Task statement. Below this line is a listing that includes pictures. Copy exactly, and only, the lines from the one containing "Emit a web page" through the one containing "const bhfProton2Rho0 = [0.705, 0.687, 0.675, 0.672, 0.680];"; the pictures do not go in the copy.

Stored data
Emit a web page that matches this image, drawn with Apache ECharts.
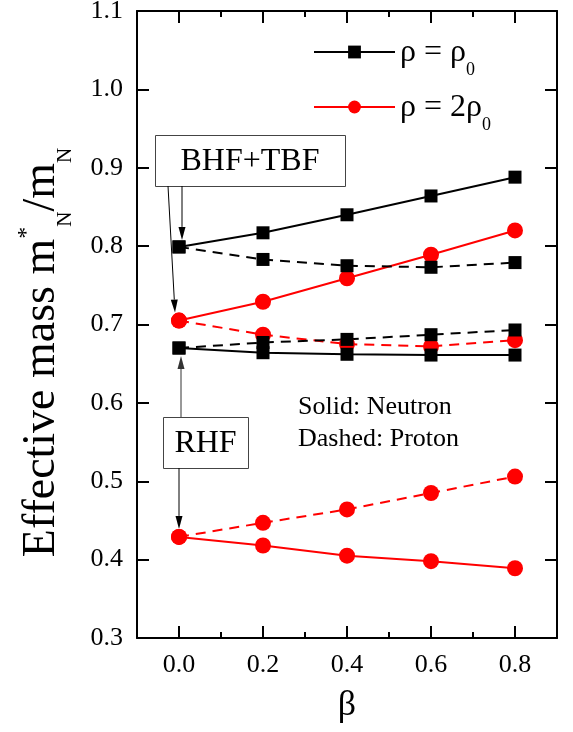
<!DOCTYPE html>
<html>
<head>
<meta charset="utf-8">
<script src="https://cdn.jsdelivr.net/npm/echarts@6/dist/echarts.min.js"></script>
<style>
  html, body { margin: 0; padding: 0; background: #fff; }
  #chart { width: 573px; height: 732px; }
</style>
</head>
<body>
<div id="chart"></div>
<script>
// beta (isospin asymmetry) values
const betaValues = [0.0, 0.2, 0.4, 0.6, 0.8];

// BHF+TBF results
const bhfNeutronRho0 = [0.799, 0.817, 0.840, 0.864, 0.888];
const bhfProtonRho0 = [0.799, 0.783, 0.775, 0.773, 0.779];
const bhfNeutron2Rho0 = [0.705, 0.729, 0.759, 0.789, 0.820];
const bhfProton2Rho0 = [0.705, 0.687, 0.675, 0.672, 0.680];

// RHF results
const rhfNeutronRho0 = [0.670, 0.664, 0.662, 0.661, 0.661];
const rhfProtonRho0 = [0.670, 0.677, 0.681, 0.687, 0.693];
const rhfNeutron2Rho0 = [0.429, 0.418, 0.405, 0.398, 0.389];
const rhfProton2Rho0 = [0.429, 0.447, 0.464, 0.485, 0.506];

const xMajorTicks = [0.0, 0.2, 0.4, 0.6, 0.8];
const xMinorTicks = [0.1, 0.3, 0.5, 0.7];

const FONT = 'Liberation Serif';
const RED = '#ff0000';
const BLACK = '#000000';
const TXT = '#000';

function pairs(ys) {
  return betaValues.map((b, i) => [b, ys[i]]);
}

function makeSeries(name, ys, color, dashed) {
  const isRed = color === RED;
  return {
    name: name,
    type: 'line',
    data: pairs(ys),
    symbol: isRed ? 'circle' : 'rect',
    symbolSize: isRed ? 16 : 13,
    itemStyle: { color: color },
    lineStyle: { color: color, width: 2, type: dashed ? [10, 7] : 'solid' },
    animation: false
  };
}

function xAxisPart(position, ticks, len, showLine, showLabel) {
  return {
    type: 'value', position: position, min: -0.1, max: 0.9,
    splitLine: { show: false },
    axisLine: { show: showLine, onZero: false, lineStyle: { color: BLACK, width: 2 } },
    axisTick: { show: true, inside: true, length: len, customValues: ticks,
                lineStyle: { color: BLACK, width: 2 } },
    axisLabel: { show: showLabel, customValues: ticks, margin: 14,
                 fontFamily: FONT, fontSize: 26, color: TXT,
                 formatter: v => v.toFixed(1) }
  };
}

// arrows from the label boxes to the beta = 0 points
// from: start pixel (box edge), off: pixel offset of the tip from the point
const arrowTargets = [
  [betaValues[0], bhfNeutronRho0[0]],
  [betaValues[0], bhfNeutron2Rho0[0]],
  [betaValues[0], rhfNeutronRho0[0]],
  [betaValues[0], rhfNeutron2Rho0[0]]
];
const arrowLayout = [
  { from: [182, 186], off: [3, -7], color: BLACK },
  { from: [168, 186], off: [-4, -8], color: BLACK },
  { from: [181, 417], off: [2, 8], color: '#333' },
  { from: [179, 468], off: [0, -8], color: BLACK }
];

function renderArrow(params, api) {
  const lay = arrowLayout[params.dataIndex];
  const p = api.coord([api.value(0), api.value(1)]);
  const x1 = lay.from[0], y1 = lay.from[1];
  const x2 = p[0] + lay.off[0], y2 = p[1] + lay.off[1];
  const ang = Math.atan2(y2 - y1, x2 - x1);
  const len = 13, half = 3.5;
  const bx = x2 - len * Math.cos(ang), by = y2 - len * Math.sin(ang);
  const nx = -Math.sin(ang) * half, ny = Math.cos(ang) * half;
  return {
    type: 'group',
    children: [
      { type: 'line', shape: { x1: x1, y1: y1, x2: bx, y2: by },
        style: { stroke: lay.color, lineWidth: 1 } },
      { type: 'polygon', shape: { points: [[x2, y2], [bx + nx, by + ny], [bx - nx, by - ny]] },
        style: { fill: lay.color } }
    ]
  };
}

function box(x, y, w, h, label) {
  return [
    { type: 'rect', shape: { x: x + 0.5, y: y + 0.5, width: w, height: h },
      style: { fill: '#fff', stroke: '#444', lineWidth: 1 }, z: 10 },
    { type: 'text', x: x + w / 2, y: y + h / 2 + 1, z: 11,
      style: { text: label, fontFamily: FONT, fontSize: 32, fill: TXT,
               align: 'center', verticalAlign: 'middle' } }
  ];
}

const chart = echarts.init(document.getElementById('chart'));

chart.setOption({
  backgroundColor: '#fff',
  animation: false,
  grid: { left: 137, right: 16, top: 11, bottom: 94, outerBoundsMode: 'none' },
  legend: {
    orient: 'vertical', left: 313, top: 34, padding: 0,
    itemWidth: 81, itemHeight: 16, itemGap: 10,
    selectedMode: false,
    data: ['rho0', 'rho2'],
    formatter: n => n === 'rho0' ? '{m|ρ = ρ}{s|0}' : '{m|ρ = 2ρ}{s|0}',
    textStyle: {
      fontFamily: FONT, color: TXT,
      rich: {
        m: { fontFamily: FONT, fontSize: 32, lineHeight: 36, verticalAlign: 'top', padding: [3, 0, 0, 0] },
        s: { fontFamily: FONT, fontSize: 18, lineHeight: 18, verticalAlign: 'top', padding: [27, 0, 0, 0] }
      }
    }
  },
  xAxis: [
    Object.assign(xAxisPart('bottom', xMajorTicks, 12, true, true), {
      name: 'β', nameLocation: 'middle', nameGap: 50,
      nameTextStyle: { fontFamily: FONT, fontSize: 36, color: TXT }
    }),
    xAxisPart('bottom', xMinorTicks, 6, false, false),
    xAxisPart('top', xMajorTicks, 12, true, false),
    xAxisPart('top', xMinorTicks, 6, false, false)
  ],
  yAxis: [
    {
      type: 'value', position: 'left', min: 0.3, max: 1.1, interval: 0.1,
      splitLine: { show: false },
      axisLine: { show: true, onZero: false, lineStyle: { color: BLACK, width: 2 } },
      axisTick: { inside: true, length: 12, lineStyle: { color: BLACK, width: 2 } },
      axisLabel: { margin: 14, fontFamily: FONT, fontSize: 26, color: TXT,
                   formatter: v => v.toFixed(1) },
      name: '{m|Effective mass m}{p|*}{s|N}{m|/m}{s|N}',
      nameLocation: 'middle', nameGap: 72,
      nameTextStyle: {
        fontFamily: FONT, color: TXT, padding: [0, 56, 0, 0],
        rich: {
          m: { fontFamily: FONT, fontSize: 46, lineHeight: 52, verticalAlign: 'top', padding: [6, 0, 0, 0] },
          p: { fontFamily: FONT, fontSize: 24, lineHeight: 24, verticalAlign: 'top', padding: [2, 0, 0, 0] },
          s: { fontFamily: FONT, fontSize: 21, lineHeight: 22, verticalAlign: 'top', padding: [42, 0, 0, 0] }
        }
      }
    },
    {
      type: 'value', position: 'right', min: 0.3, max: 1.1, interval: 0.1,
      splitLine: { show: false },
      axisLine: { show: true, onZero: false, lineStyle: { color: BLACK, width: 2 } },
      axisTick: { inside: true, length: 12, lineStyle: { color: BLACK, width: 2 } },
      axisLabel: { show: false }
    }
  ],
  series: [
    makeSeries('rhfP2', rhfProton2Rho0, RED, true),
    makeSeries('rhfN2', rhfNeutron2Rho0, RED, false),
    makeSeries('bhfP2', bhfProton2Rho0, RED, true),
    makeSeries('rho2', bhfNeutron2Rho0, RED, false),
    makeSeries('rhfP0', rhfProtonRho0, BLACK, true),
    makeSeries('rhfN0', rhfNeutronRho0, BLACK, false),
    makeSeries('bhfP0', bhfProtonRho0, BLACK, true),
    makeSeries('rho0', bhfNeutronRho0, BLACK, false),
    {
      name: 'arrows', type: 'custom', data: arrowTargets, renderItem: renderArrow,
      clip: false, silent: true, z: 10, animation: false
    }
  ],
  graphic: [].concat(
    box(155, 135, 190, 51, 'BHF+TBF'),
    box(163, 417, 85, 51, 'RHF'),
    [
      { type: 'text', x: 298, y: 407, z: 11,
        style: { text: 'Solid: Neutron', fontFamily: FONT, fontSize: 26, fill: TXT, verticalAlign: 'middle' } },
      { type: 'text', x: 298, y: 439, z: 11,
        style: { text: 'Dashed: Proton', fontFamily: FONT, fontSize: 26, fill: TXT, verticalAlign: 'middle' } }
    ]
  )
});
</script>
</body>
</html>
==
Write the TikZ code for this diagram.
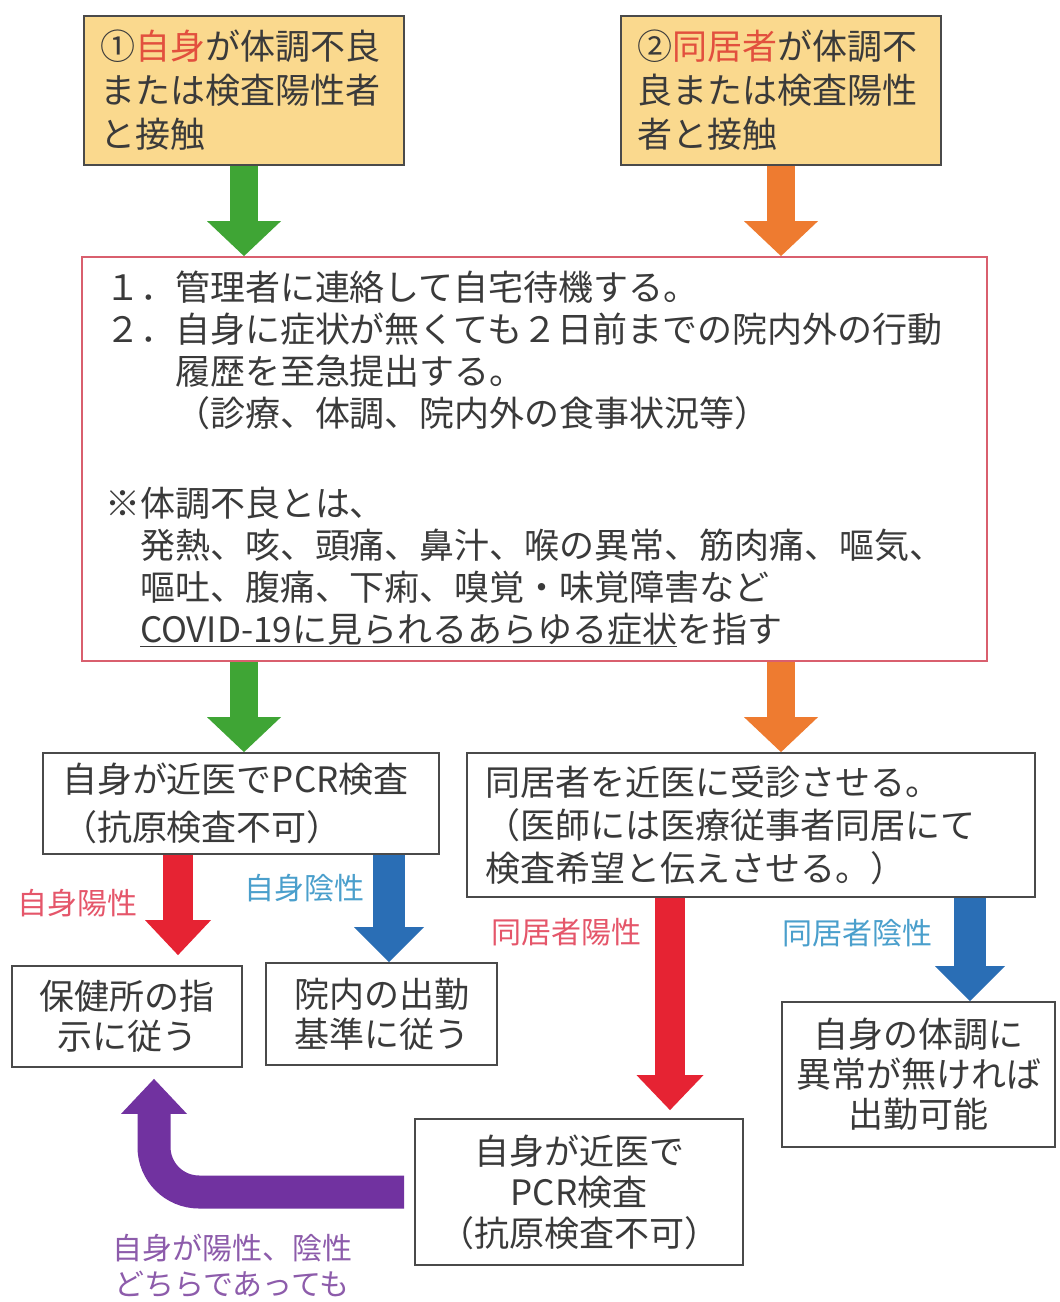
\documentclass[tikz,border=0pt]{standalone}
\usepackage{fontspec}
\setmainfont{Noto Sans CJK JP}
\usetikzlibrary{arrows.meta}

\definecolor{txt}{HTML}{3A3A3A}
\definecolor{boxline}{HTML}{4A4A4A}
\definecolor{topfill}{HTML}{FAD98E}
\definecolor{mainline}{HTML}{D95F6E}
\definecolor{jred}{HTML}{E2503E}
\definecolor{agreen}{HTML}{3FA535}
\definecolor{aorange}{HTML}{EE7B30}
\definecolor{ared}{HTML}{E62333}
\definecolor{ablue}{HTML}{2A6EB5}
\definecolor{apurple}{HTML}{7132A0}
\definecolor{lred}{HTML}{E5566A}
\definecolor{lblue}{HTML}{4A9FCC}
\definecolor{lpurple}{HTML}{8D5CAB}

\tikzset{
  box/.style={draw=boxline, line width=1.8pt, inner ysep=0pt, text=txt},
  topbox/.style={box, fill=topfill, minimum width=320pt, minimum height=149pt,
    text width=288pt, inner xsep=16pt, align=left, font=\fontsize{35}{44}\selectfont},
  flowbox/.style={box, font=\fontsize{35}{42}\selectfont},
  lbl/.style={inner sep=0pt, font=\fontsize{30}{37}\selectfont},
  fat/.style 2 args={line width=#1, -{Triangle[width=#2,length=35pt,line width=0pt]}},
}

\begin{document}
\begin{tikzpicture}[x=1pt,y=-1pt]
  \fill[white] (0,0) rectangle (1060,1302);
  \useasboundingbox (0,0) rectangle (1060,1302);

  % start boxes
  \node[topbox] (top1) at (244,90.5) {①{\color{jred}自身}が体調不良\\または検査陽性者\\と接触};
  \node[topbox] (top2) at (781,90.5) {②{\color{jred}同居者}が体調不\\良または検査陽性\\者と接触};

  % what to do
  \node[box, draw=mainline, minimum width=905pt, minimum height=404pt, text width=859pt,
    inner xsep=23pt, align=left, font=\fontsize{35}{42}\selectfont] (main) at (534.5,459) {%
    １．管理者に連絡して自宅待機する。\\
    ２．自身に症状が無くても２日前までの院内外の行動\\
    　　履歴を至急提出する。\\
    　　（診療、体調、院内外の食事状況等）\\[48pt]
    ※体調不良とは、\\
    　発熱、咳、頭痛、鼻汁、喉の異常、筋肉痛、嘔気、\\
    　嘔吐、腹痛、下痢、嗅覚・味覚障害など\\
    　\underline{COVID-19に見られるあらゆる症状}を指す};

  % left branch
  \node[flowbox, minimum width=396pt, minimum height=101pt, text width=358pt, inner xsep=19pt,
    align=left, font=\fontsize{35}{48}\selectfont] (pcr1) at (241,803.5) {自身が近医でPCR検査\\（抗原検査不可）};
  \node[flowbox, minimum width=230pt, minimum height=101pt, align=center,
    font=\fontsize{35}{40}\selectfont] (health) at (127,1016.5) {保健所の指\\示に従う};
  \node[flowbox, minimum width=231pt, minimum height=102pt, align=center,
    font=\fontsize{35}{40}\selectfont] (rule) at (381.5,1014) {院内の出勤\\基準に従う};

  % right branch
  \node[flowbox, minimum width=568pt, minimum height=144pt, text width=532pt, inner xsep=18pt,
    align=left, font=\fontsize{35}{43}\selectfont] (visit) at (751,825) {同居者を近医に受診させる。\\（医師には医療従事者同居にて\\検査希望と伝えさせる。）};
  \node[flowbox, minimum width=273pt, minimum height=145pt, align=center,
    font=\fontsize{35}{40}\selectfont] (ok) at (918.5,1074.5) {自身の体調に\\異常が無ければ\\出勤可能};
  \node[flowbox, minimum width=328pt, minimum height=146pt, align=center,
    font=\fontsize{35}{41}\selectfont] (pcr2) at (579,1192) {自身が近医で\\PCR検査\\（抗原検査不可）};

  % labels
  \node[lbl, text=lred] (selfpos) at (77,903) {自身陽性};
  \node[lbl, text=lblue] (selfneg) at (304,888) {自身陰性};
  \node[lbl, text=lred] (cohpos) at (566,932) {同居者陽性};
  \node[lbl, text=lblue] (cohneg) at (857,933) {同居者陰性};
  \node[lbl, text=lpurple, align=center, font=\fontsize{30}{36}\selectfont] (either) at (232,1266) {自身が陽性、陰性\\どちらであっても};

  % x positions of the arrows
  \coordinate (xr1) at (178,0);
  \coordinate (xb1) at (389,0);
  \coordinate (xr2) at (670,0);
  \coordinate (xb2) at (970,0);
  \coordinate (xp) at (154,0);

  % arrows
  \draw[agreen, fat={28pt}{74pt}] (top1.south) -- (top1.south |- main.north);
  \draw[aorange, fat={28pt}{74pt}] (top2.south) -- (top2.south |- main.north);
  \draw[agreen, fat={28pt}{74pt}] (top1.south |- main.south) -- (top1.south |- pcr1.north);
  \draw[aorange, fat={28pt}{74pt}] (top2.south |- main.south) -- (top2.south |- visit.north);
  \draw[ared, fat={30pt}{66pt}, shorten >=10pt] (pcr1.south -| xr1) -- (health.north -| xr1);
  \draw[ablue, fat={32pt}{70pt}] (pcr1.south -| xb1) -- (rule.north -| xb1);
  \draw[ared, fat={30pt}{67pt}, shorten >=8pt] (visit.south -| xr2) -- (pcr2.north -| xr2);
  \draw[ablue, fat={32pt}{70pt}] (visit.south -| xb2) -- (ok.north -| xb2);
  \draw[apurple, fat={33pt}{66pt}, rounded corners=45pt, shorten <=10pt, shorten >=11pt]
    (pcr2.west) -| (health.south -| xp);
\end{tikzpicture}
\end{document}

Solution.
Emit a web page that matches this image, drawn with Apache ECharts.
<!DOCTYPE html>
<html>
<head>
<meta charset="utf-8">
<script src="https://cdn.jsdelivr.net/npm/echarts@6/dist/echarts.min.js"></script>
<style>
  html, body { margin: 0; padding: 0; background: #fff; }
  #chart { width: 573px; height: 732px; }
</style>
</head>
<body>
<div id="chart"></div>
<script>
// beta (isospin asymmetry) values
const betaValues = [0.0, 0.2, 0.4, 0.6, 0.8];

// BHF+TBF results
const bhfNeutronRho0 = [0.799, 0.817, 0.840, 0.864, 0.888];
const bhfProtonRho0 = [0.799, 0.783, 0.775, 0.773, 0.779];
const bhfNeutron2Rho0 = [0.705, 0.729, 0.759, 0.789, 0.820];
const bhfProton2Rho0 = [0.705, 0.687, 0.675, 0.672, 0.680];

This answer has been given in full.